There are few articles that address the issue of isolation among black graduate students without also recommending that those very students assume the responsibility for creating change. I propose both structural and interpersonal changes to the ways we define, approach, and engage in networking activities within academia. First, marginalized students should not be responsible for navigating these issues on their own. Structurally, it is important that departments re-configure their processes for incoming students with these challenges in mind. It is imperative, for example, that these students are not obligated through department requirements to initiate conversations, meetings, and relationships with those who hold the power in the interaction. It is more probable that this will be successful if, on the interpersonal level, professors cease posturing as the gatekeepers to academia to whom graduate students must give the secret password for entry. Second, networking events should be redesigned so as to minimize the likelihood of exclusion. There should be formal networking opportunities specifically geared towards marginalized and minority students. This will be more effective if the interpersonal interactions are also managed at these events. This can be achieved by including formal activities that direct people to interact with others, keeping in mind that professors should be asked to act as the initiators. Finally, all minorities should not be treated as a monolith. I have spoken from my experience as a black woman and an international student. I do not presume to fully understand the experiences of other marginalized students. As academia evolves to include new requirements and emphasize new skills, it is important to consider ways to bridge the gap and reach those being worn down by isolation, microaggressions, and exclusion. This is how academia will be able to retain the few talented people who most often do the work that addresses the issues of fellow marginalized people.
References
Davis, Dannielle Joy, and Markeba Warfield. “The importance of networking in the academic and professional experiences of racial minority students in the USA.” Educational Research and Evaluation 17, no. 2 (2011): 97-113.

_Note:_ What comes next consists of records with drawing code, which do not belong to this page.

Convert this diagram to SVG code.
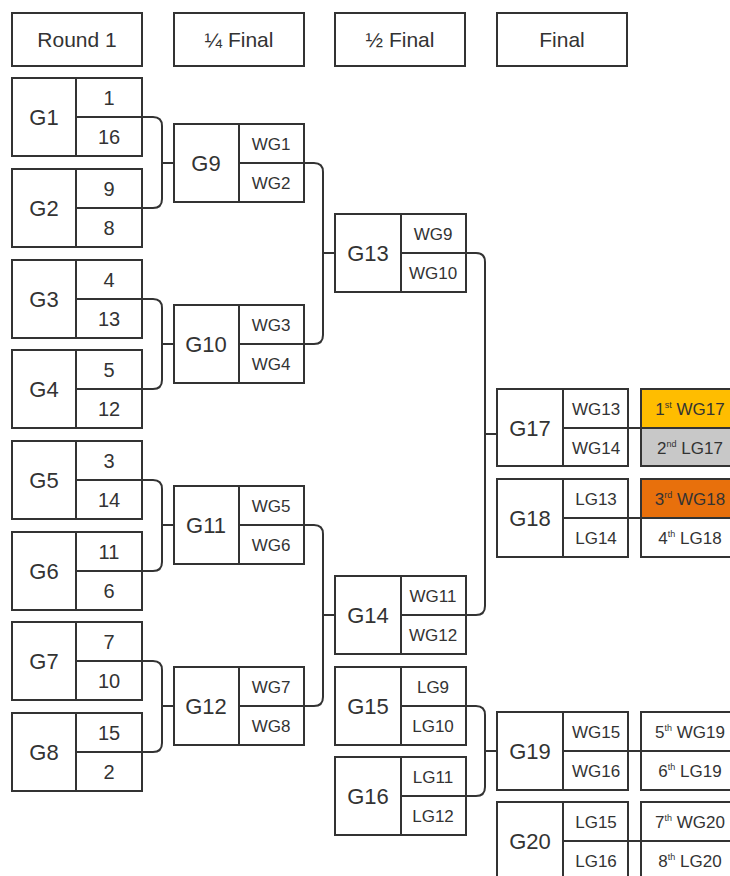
<svg xmlns="http://www.w3.org/2000/svg" width="730" height="876" viewBox="0 0 730 876">
<style>
.b{fill:#fff;stroke:#333;stroke-width:2}
.l{stroke:#333;stroke-width:2;fill:none}
text{font-family:"Liberation Sans",Arial,sans-serif;fill:#333;text-anchor:middle}
.h{font-size:21px}
.g{font-size:22px}
.n{font-size:20px}
.s{font-size:17px}
.r{font-size:17px}
.sup{font-size:9px}
</style>
<rect width="730" height="876" fill="#fff"/>
<g id="headers">
<rect class="b" x="12" y="13" width="130" height="53"/><text class="h" x="77" y="47">Round 1</text>
<rect class="b" x="174" y="13" width="130" height="53"/><text class="h" x="239" y="47">¼ Final</text>
<rect class="b" x="335" y="13" width="130" height="53"/><text class="h" x="400" y="47">½ Final</text>
<rect class="b" x="497" y="13" width="130" height="53"/><text class="h" x="562" y="47">Final</text>
</g>
<g id="G1"><rect class="b" x="12" y="78" width="130" height="78"/><path class="l" d="M76 78V156M76 117H142"/><text class="g" x="44" y="125">G1</text><text class="n" x="109" y="105">1</text><text class="n" x="109" y="144">16</text></g>
<g id="G2"><rect class="b" x="12" y="169" width="130" height="78"/><path class="l" d="M76 169V247M76 208H142"/><text class="g" x="44" y="216">G2</text><text class="n" x="109" y="196">9</text><text class="n" x="109" y="235">8</text></g>
<g id="G3"><rect class="b" x="12" y="260" width="130" height="78"/><path class="l" d="M76 260V338M76 299H142"/><text class="g" x="44" y="307">G3</text><text class="n" x="109" y="287">4</text><text class="n" x="109" y="326">13</text></g>
<g id="G4"><rect class="b" x="12" y="350" width="130" height="78"/><path class="l" d="M76 350V428M76 389H142"/><text class="g" x="44" y="397">G4</text><text class="n" x="109" y="377">5</text><text class="n" x="109" y="416">12</text></g>
<g id="G5"><rect class="b" x="12" y="441" width="130" height="78"/><path class="l" d="M76 441V519M76 480H142"/><text class="g" x="44" y="488">G5</text><text class="n" x="109" y="468">3</text><text class="n" x="109" y="507">14</text></g>
<g id="G6"><rect class="b" x="12" y="532" width="130" height="78"/><path class="l" d="M76 532V610M76 571H142"/><text class="g" x="44" y="579">G6</text><text class="n" x="109" y="559">11</text><text class="n" x="109" y="598">6</text></g>
<g id="G7"><rect class="b" x="12" y="622" width="130" height="78"/><path class="l" d="M76 622V700M76 661H142"/><text class="g" x="44" y="669">G7</text><text class="n" x="109" y="649">7</text><text class="n" x="109" y="688">10</text></g>
<g id="G8"><rect class="b" x="12" y="713" width="130" height="78"/><path class="l" d="M76 713V791M76 752H142"/><text class="g" x="44" y="760">G8</text><text class="n" x="109" y="740">15</text><text class="n" x="109" y="779">2</text></g>
<g id="G9"><rect class="b" x="174" y="124" width="130" height="78"/><path class="l" d="M239 124V202M239 163H304"/><text class="g" x="206" y="171">G9</text><text class="s" x="271" y="150">WG1</text><text class="s" x="271" y="189">WG2</text></g>
<g id="G10"><rect class="b" x="174" y="305" width="130" height="78"/><path class="l" d="M239 305V383M239 344H304"/><text class="g" x="206" y="352">G10</text><text class="s" x="271" y="331">WG3</text><text class="s" x="271" y="370">WG4</text></g>
<g id="G11"><rect class="b" x="174" y="486" width="130" height="78"/><path class="l" d="M239 486V564M239 525H304"/><text class="g" x="206" y="533">G11</text><text class="s" x="271" y="512">WG5</text><text class="s" x="271" y="551">WG6</text></g>
<g id="G12"><rect class="b" x="174" y="667" width="130" height="78"/><path class="l" d="M239 667V745M239 706H304"/><text class="g" x="206" y="714">G12</text><text class="s" x="271" y="693">WG7</text><text class="s" x="271" y="732">WG8</text></g>
<g id="G13"><rect class="b" x="335" y="214" width="131" height="78"/><path class="l" d="M401 214V292M401 253H466"/><text class="g" x="368" y="261">G13</text><text class="s" x="433" y="240">WG9</text><text class="s" x="433" y="279">WG10</text></g>
<g id="G14"><rect class="b" x="335" y="576" width="131" height="78"/><path class="l" d="M401 576V654M401 615H466"/><text class="g" x="368" y="623">G14</text><text class="s" x="433" y="602">WG11</text><text class="s" x="433" y="641">WG12</text></g>
<g id="G15"><rect class="b" x="335" y="667" width="131" height="78"/><path class="l" d="M401 667V745M401 706H466"/><text class="g" x="368" y="714">G15</text><text class="s" x="433" y="693">LG9</text><text class="s" x="433" y="732">LG10</text></g>
<g id="G16"><rect class="b" x="335" y="757" width="131" height="78"/><path class="l" d="M401 757V835M401 796H466"/><text class="g" x="368" y="804">G16</text><text class="s" x="433" y="783">LG11</text><text class="s" x="433" y="822">LG12</text></g>
<g id="G17"><rect class="b" x="497" y="389" width="131" height="77"/><path class="l" d="M563 389V466M563 428H628"/><text class="g" x="530" y="436">G17</text><text class="s" x="596" y="415">WG13</text><text class="s" x="596" y="454">WG14</text></g>
<g id="G18"><rect class="b" x="497" y="479" width="131" height="78"/><path class="l" d="M563 479V557M563 518H628"/><text class="g" x="530" y="526">G18</text><text class="s" x="596" y="505">LG13</text><text class="s" x="596" y="544">LG14</text></g>
<g id="G19"><rect class="b" x="497" y="712" width="131" height="78"/><path class="l" d="M563 712V790M563 751H628"/><text class="g" x="530" y="759">G19</text><text class="s" x="596" y="738">WG15</text><text class="s" x="596" y="777">WG16</text></g>
<g id="G20"><rect class="b" x="497" y="802" width="131" height="78"/><path class="l" d="M563 802V880M563 841H628"/><text class="g" x="530" y="849">G20</text><text class="s" x="596" y="828">LG15</text><text class="s" x="596" y="867">LG16</text></g>
<g id="R17">
<rect x="641" y="389" width="100" height="39" fill="#FFBD00" stroke="#333" stroke-width="2"/>
<rect x="641" y="428" width="100" height="38" fill="#C8C8C8" stroke="#333" stroke-width="2"/>
<text class="r" x="690" y="415">1<tspan class="sup" dy="-7">st</tspan><tspan dy="7"> WG17</tspan></text>
<text class="r" x="690" y="454">2<tspan class="sup" dy="-7">nd</tspan><tspan dy="7"> LG17</tspan></text>
</g>
<g id="R18">
<rect x="641" y="479" width="100" height="39" fill="#E8700C" stroke="#333" stroke-width="2"/>
<rect x="641" y="518" width="100" height="39" fill="#fff" stroke="#333" stroke-width="2"/>
<text class="r" x="690" y="505">3<tspan class="sup" dy="-7">rd</tspan><tspan dy="7"> WG18</tspan></text>
<text class="r" x="690" y="544">4<tspan class="sup" dy="-7">th</tspan><tspan dy="7"> LG18</tspan></text>
</g>
<g id="R19">
<rect x="641" y="712" width="100" height="39" fill="#fff" stroke="#333" stroke-width="2"/>
<rect x="641" y="751" width="100" height="39" fill="#fff" stroke="#333" stroke-width="2"/>
<text class="r" x="690" y="738">5<tspan class="sup" dy="-7">th</tspan><tspan dy="7"> WG19</tspan></text>
<text class="r" x="690" y="777">6<tspan class="sup" dy="-7">th</tspan><tspan dy="7"> LG19</tspan></text>
</g>
<g id="R20">
<rect x="641" y="802" width="100" height="39" fill="#fff" stroke="#333" stroke-width="2"/>
<rect x="641" y="841" width="100" height="39" fill="#fff" stroke="#333" stroke-width="2"/>
<text class="r" x="690" y="828">7<tspan class="sup" dy="-7">th</tspan><tspan dy="7"> WG20</tspan></text>
<text class="r" x="690" y="867">8<tspan class="sup" dy="-7">th</tspan><tspan dy="7"> LG20</tspan></text>
</g>
<g id="connectors">
<path class="l" d="M142 117H153Q162 117 162 126V199Q162 208 153 208H142M162 163H174"/>
<path class="l" d="M142 299H153Q162 299 162 308V380Q162 389 153 389H142M162 344H174"/>
<path class="l" d="M142 480H153Q162 480 162 489V562Q162 571 153 571H142M162 525H174"/>
<path class="l" d="M142 661H153Q162 661 162 670V743Q162 752 153 752H142M162 706H174"/>
<path class="l" d="M304 163H314Q323 163 323 172V335Q323 344 314 344H304M323 253H335"/>
<path class="l" d="M304 525H314Q323 525 323 534V697Q323 706 314 706H304M323 615H335"/>
<path class="l" d="M466 253H476Q485 253 485 262V606Q485 615 476 615H466M485 434H497"/>
<path class="l" d="M466 706H476Q485 706 485 715V787Q485 796 476 796H466M485 751H497"/>
<path class="l" d="M628 428H641M628 518H641M628 751H641M628 841H641"/>
</g>
</svg>
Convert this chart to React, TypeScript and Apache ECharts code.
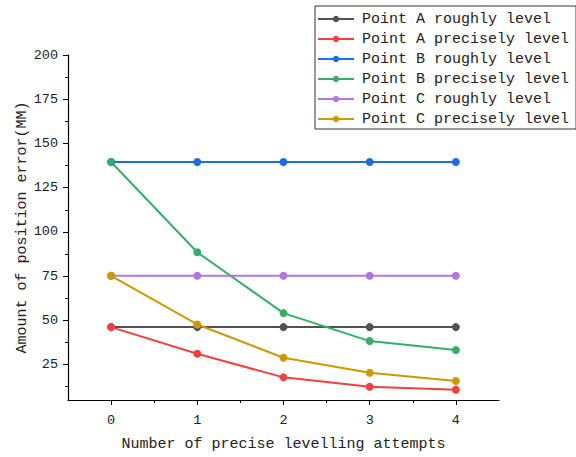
import React, { useEffect, useRef } from "react";
import * as echarts from "echarts";

const attempts = [0, 1, 2, 3, 4];
const seriesNames = [
  "Point A roughly level",
  "Point A precisely level",
  "Point B roughly level",
  "Point B precisely level",
  "Point C roughly level",
  "Point C precisely level",
];
const aRough = [46.2, 46.2, 46.2, 46.2, 46.2];
const aPrecise = [46.2, 31.1, 17.8, 12.5, 10.8];
const bRough = [139.5, 139.5, 139.5, 139.5, 139.5];
const bPrecise = [139.5, 88.5, 54.1, 38.3, 33.2];
const cRough = [75.2, 75.2, 75.2, 75.2, 75.2];
const cPrecise = [75.2, 47.7, 28.9, 20.4, 15.7];
const yTicks = [25, 50, 75, 100, 125, 150, 175, 200];
const yMinorTicks = [12.5, 37.5, 62.5, 87.5, 112.5, 137.5, 162.5, 187.5];
const xMinorTicks = [0.5, 1.5, 2.5, 3.5];

const colors = ["#515151", "#F14040", "#1A6FDF", "#37AD6B", "#B177DE", "#CC9900"];
const FONT = "'Liberation Mono', 'DejaVu Sans Mono', monospace";

export default function App() {
  const ref = useRef<HTMLDivElement>(null);
  useEffect(() => {
    if (!ref.current) return;
    const chart = echarts.init(ref.current, null, { renderer: "svg" });
    const allData = [aRough, aPrecise, bRough, bPrecise, cRough, cPrecise];
    const axisLineMain = { show: true, onZero: false, lineStyle: { color: "#000", width: 1.2 } };
    const axisLineHidden = { show: false, onZero: false };
    chart.setOption({
      animation: false,
      backgroundColor: "#fff",
      color: colors,
      textStyle: { fontFamily: FONT },
      grid: { left: 68, top: 55, right: 77, bottom: 55, containLabel: false },
      legend: {
        orient: "vertical",
        left: 315,
        top: 6,
        itemWidth: 36,
        itemHeight: 8,
        itemGap: 0,
        padding: [3, 7, 0, 2],
        borderColor: "#333",
        borderWidth: 1,
        backgroundColor: "#fff",
        textStyle: { fontFamily: FONT, fontSize: 15, color: "#222", lineHeight: 20, height: 20, padding: [0, 0, 0, 3] },
        data: seriesNames,
      },
      xAxis: [
        {
          type: "value",
          min: -0.5,
          max: 4.5,
          name: "Number of precise levelling attempts",
          nameLocation: "middle",
          nameGap: 37,
          nameMoveOverlap: false,
          nameTextStyle: { fontFamily: FONT, fontSize: 15, color: "#222" },
          axisLine: axisLineMain,
          axisTick: { show: true, inside: false, length: 5, customValues: attempts, lineStyle: { color: "#000" } },
          axisLabel: { customValues: attempts, fontFamily: FONT, fontSize: 13.5, color: "#222", margin: 13 },
          splitLine: { show: false },
        },
        {
          type: "value",
          min: -0.5,
          max: 4.5,
          position: "bottom",
          axisLine: axisLineHidden,
          axisTick: { show: true, length: 3, customValues: xMinorTicks, lineStyle: { color: "#000" } },
          axisLabel: { show: false },
          splitLine: { show: false },
        },
      ],
      yAxis: [
        {
          type: "value",
          min: 5,
          max: 200,
          position: "left",
          name: "Amount of position error(MM)",
          nameLocation: "middle",
          nameGap: 38,
          nameMoveOverlap: false,
          nameTextStyle: { fontFamily: FONT, fontSize: 15, color: "#222" },
          axisLine: axisLineMain,
          axisTick: { show: true, inside: false, length: 5, customValues: yTicks, lineStyle: { color: "#000" } },
          axisLabel: { customValues: yTicks, fontFamily: FONT, fontSize: 13.5, color: "#222", margin: 10 },
          splitLine: { show: false },
        },
        {
          type: "value",
          min: 5,
          max: 200,
          position: "left",
          axisLine: axisLineHidden,
          axisTick: { show: true, length: 3, customValues: yMinorTicks, lineStyle: { color: "#000" } },
          axisLabel: { show: false },
          splitLine: { show: false },
        },
      ],
      series: seriesNames.map((name, i) => ({
        name,
        type: "line",
        xAxisIndex: 0,
        yAxisIndex: 0,
        symbol: "circle",
        symbolSize: 8,
        lineStyle: { width: 2, color: colors[i] },
        itemStyle: { color: colors[i] },
        data: attempts.map((x, j) => [x, allData[i][j]]),
      })),
    });
    return () => chart.dispose();
  }, []);
  return <div ref={ref} style={{ position: "absolute", left: 0, top: 0, width: 576, height: 457 }} />;
}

Flowers III, Alonzo M., Jameel A. Scott, Jamie R. Riley, and Robert T. Palmer. “Beyond the Call of Duty: Building on Othermothering for Improving Outcomes at Historically Black Colleges and Universities.” Journal of African American Males in Education 6, no. 1 (2015): 59-64.
Gay, Geneva. “Navigating marginality en route to the professoriate: Graduate students of color learning and living in academia.” International Journal of Qualitative Studies in Education 17, no. 2 (2004): 265-288.
Hwang, Wei-Chin, and Sharon Goto. “The impact of perceived racial discrimination on the mental health of Asian American and Latino college students.” Cultural Diversity and Ethnic Minority Psychology 14, no. 4 (2008): 326-335.
Smith, William A., Walter R. Allen, and Lynette L. Danley. “‘Assume the position… you fit the description’ psychosocial experiences and racial battle fatigue among African American male college students.” American Behavioral Scientist 51, no. 4 (2007): 551-578.
Yosso, Tara, William Smith, Miguel Ceja, and Daniel Solórzano. “Critical race theory, racial microaggressions, and campus racial climate for Latina/o undergraduates.” Harvard Educational Review 79, no. 4 (2009): 659-691.